Fulacht fia, Bellmount, Co. Cork
Co. Cork |
Settlement Sites
In a field of reclaimed pasture near Bellmount in mid Cork, a spread of burnt material marks the site of a fulacht fia, one of the most common yet quietly puzzling monument types in the Irish landscape.
These are ancient cooking sites, typically Bronze Age in origin, built around a trough into which heated stones were repeatedly dropped to boil water. The stones eventually crack and shatter from thermal stress, and it is this characteristic mound of fire-cracked, blackened stone that survives in the ground long after everything else has gone. The spread at Bellmount is exactly that kind of residue, unassuming on the surface but representing hundreds, perhaps thousands, of episodes of use over a long period.

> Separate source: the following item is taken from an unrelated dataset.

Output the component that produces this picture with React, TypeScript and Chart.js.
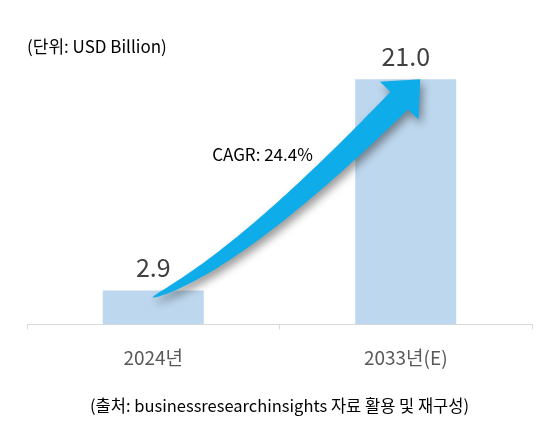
import { useEffect, useRef } from 'react';
import Chart from 'chart.js/auto';

const categories = ['2024년', '2033년(E)'];
const marketSize = [2.9, 21.0];
const valueLabels = ['2.9', '21.0'];
const unitText = '(단위: USD Billion)';
const cagrText = 'CAGR: 24.4%';
const sourceText = '(출처: businessresearchinsights 자료 활용 및 재구성)';

const FONT = "'Noto Sans CJK KR', 'Noto Sans', sans-serif";

// curved growth arrow + value labels + CAGR note
const overlayPlugin = {
  id: 'overlay',
  afterDatasetsDraw(chart: any) {
    const { ctx, chartArea } = chart;
    const bars = chart.getDatasetMeta(0).data;
    if (!bars || bars.length < 2) return;
    const b0 = bars[0];
    const b1 = bars[1];

    // arrow geometry taken from the bars
    const tail = { x: b0.x - 1, y: b0.y + 7 };
    const tip = { x: b1.x + 14.5, y: b1.y };
    const dir = { x: 0.7, y: -0.714 };
    const nrm = { x: 0.714, y: 0.7 };
    const headLen = 30;
    const headHalf = 27;
    const end = { x: tip.x - dir.x * headLen, y: tip.y - dir.y * headLen };
    const ctrl = {
      x: tail.x + 0.36 * (end.x - tail.x),
      y: tail.y - 0.19 * (tail.y - end.y),
    };

    const N = 60;
    const upper: { x: number; y: number }[] = [];
    const lower: { x: number; y: number }[] = [];
    for (let i = 0; i <= N; i++) {
      const t = i / N;
      const mt = 1 - t;
      const cx = mt * mt * tail.x + 2 * mt * t * ctrl.x + t * t * end.x;
      const cy = mt * mt * tail.y + 2 * mt * t * ctrl.y + t * t * end.y;
      const dx = 2 * mt * (ctrl.x - tail.x) + 2 * t * (end.x - ctrl.x);
      const dy = 2 * mt * (ctrl.y - tail.y) + 2 * t * (end.y - ctrl.y);
      const len = Math.hypot(dx, dy) || 1;
      const nx = -dy / len;
      const ny = dx / len;
      const w = 12.5 * Math.pow(t, 0.6);
      upper.push({ x: cx - nx * w, y: cy - ny * w });
      lower.push({ x: cx + nx * w, y: cy + ny * w });
    }

    ctx.save();
    ctx.shadowColor = 'rgba(0,0,0,0.4)';
    ctx.shadowBlur = 8;
    ctx.shadowOffsetX = 3;
    ctx.shadowOffsetY = 5;
    ctx.fillStyle = '#0FACEA';
    ctx.beginPath();
    ctx.moveTo(upper[0].x, upper[0].y);
    upper.forEach((p) => ctx.lineTo(p.x, p.y));
    ctx.lineTo(end.x - nrm.x * headHalf, end.y - nrm.y * headHalf);
    ctx.lineTo(tip.x, tip.y);
    ctx.lineTo(end.x + nrm.x * headHalf, end.y + nrm.y * headHalf);
    for (let i = lower.length - 1; i >= 0; i--) ctx.lineTo(lower[i].x, lower[i].y);
    ctx.closePath();
    ctx.fill();
    ctx.restore();

    // value labels above bars
    ctx.save();
    ctx.font = `25px ${FONT}`;
    ctx.fillStyle = '#404040';
    ctx.textAlign = 'center';
    ctx.textBaseline = 'middle';
    bars.forEach((bar: any, i: number) => {
      ctx.fillText(valueLabels[i], bar.x, bar.y - 23);
    });

    // CAGR note
    ctx.font = `17px ${FONT}`;
    ctx.fillStyle = '#000000';
    ctx.fillText(cagrText, (b0.x + b1.x) / 2 - 17, chartArea.top + 91);
    ctx.restore();
  },
};

const App = () => {
  const chartRef = useRef<HTMLCanvasElement>(null);
  const chartInstance = useRef<Chart | null>(null);

  useEffect(() => {
    if (!chartRef.current) return;
    if (chartInstance.current) chartInstance.current.destroy();
    const ctx = chartRef.current.getContext('2d');
    if (!ctx) return;

    chartInstance.current = new Chart(ctx, {
      type: 'bar',
      data: {
        labels: categories,
        datasets: [
          {
            data: marketSize,
            backgroundColor: '#BDD7EE',
            barPercentage: 0.4,
            categoryPercentage: 1,
          },
        ],
      },
      options: {
        animation: false,
        responsive: false,
        maintainAspectRatio: false,
        layout: { padding: { left: 19, right: 18, top: 0, bottom: 0 } },
        plugins: {
          legend: { display: false },
          tooltip: { enabled: false },
          title: {
            display: true,
            text: unitText,
            align: 'start',
            color: '#000000',
            font: { family: FONT, size: 17, weight: 'normal', lineHeight: 1.2 },
            padding: { top: 28, bottom: 7.6 },
          },
          subtitle: {
            display: true,
            position: 'bottom',
            text: sourceText,
            color: '#000000',
            font: { family: FONT, size: 16.5, weight: 'normal', lineHeight: 1.2 },
            padding: { top: 10, bottom: 12 },
          },
        },
        scales: {
          x: {
            grid: {
              display: true,
              drawOnChartArea: false,
              drawTicks: true,
              tickLength: 5,
              color: '#D9D9D9',
            },
            border: { display: true, color: '#D9D9D9' },
            ticks: {
              color: '#595959',
              padding: 17,
              font: { family: FONT, size: 19 },
            },
          },
          y: {
            display: false,
            min: 0,
            max: 22.3,
          },
        },
      },
      plugins: [overlayPlugin],
    });

    return () => {
      if (chartInstance.current) {
        chartInstance.current.destroy();
        chartInstance.current = null;
      }
    };
  }, []);

  return (
    <div style={{ width: 542, height: 420 }}>
      <canvas ref={chartRef} width={542} height={420} />
    </div>
  );
};

export default App;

What makes this particular spot a little more interesting is that it does not stand alone. A second fulacht fia lies roughly twenty metres to the north, suggesting that this corner of mid Cork saw repeated or sustained activity during prehistory. Whether the two sites were used simultaneously or represent different phases of occupation is not known, but their proximity is notable. Paired or clustered fulachtaí fia are found elsewhere in Ireland and hint at something more organised than a single opportunistic camp fire, though the precise social arrangements behind them remain a matter of debate among archaeologists.